▶ **INSTRUCTION**
Provide an exact copy of the lines from the beginning of the records through the line that includes "from matplotlib.patches import Patch", and of no others.
** Begin GIVEN RECORDS **
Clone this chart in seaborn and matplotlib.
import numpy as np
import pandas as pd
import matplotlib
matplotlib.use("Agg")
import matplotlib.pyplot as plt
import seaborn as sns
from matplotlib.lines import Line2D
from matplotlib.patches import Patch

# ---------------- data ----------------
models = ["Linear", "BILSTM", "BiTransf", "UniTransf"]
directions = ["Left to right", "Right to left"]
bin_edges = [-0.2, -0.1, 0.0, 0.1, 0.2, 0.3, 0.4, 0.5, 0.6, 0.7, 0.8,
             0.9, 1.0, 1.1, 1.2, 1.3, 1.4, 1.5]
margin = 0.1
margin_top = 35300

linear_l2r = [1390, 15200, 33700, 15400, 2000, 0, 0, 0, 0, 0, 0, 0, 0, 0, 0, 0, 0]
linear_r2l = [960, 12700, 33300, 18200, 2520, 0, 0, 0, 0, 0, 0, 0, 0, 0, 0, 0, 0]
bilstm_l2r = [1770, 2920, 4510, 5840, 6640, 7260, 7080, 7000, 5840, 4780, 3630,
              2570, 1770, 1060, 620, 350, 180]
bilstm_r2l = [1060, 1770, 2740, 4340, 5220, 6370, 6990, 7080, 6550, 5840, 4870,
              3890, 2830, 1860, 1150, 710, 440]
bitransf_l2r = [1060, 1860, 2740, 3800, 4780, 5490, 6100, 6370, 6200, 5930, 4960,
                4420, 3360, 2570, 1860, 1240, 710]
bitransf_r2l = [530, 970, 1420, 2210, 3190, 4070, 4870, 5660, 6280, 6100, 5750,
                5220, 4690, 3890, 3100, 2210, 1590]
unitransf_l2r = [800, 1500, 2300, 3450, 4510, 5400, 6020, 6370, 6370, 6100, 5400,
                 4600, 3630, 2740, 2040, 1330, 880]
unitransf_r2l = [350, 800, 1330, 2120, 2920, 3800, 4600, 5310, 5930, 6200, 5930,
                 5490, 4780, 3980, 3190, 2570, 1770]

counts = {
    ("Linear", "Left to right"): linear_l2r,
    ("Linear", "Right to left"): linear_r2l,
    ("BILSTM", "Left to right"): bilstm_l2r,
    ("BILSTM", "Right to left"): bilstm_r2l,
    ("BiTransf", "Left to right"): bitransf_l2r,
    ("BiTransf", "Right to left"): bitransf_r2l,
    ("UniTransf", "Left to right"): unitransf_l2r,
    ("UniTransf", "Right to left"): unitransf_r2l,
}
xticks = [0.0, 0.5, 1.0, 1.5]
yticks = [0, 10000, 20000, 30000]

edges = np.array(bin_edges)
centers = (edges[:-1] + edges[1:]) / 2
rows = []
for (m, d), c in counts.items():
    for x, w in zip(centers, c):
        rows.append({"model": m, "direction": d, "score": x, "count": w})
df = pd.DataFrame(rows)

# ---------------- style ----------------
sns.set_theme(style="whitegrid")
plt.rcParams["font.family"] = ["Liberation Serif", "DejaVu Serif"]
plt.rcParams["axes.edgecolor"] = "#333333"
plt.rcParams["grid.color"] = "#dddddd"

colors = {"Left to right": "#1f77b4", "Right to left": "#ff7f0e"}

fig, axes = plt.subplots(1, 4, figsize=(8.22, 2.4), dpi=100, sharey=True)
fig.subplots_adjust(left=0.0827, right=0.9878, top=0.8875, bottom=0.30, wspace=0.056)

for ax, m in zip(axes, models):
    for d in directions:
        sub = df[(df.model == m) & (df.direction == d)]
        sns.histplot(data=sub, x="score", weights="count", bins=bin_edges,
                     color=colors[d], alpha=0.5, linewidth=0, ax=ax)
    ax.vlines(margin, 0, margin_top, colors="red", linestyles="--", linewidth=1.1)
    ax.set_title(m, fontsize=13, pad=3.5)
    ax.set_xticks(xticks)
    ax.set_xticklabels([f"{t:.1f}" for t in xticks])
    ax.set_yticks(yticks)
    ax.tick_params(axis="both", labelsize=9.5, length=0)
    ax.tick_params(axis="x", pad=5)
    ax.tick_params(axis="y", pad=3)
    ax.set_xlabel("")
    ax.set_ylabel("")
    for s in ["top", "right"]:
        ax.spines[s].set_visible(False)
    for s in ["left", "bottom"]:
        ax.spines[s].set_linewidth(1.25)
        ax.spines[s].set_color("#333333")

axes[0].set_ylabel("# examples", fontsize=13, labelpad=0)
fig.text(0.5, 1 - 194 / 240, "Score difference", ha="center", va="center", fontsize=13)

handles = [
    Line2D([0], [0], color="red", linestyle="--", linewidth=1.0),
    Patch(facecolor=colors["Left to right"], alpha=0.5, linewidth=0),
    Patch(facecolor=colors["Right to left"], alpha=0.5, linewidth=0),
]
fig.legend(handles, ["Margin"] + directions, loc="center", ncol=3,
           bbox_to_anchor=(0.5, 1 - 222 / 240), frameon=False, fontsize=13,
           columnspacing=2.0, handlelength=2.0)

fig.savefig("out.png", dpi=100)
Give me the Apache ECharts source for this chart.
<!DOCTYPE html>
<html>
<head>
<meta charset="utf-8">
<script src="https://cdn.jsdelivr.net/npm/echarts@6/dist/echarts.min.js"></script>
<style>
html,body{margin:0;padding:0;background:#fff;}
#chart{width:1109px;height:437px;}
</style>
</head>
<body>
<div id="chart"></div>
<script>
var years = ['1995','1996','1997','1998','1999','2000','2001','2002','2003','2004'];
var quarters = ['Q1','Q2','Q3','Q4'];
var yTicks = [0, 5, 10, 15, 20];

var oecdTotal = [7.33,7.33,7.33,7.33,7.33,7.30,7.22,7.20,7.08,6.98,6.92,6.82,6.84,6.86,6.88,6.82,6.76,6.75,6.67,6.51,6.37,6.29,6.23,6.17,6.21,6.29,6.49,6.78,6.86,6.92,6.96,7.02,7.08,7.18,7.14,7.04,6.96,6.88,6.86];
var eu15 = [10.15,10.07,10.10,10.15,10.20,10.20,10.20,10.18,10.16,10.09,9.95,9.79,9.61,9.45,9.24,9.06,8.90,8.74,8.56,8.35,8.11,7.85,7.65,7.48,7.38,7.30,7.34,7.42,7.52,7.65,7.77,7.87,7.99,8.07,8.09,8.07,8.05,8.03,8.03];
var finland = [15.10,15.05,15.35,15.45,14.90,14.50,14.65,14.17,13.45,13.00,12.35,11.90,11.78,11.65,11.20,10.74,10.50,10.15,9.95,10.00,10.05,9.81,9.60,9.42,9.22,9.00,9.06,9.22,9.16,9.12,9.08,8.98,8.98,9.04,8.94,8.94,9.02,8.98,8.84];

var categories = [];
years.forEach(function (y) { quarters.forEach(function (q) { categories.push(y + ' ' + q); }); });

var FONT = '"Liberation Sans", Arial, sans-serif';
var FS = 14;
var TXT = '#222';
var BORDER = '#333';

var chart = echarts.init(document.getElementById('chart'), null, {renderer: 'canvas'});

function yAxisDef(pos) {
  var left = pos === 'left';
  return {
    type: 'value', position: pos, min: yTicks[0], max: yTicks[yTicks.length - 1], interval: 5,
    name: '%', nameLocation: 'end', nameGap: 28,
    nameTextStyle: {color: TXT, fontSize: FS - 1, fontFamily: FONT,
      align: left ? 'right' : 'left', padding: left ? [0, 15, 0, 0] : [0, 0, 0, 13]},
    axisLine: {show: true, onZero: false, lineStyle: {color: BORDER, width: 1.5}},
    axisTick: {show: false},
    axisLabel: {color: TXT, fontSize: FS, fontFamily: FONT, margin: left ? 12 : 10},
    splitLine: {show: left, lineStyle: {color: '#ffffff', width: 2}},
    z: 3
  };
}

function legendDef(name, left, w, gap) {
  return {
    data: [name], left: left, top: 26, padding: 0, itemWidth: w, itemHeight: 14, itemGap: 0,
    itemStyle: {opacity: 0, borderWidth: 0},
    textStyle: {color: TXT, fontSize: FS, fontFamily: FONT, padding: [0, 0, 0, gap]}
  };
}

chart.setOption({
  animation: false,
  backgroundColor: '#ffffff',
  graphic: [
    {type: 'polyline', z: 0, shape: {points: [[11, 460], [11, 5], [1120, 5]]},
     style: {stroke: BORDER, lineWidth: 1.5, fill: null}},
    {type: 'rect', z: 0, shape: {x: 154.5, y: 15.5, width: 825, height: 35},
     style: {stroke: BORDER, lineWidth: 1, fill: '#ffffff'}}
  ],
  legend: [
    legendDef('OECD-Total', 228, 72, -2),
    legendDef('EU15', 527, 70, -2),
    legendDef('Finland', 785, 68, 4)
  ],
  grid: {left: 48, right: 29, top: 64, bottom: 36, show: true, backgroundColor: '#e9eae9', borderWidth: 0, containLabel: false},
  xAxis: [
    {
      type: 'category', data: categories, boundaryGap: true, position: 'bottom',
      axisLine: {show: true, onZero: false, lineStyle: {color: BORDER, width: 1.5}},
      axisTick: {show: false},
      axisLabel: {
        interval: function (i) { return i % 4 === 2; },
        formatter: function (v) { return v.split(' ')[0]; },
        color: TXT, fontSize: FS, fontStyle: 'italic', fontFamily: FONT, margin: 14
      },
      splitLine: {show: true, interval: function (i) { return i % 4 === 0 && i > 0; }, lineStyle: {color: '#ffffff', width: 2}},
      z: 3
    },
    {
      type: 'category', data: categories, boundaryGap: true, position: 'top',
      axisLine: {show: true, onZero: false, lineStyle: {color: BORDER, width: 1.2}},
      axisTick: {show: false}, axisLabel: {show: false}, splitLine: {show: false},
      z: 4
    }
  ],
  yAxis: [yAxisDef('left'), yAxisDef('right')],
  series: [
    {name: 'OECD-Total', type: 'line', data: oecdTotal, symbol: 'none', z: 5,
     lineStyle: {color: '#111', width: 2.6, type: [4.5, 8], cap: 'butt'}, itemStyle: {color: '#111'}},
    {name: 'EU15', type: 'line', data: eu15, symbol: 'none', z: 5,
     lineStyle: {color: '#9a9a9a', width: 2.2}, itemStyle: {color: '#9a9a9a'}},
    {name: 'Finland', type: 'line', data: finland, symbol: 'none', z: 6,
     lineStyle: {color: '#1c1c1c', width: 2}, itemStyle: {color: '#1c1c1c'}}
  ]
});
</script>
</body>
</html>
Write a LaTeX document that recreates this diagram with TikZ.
** End GIVEN RECORDS **
▶ **FINAL RESULT**
Clone this chart in seaborn and matplotlib.
import numpy as np
import pandas as pd
import matplotlib
matplotlib.use("Agg")
import matplotlib.pyplot as plt
import seaborn as sns
from matplotlib.lines import Line2D
from matplotlib.patches import Patch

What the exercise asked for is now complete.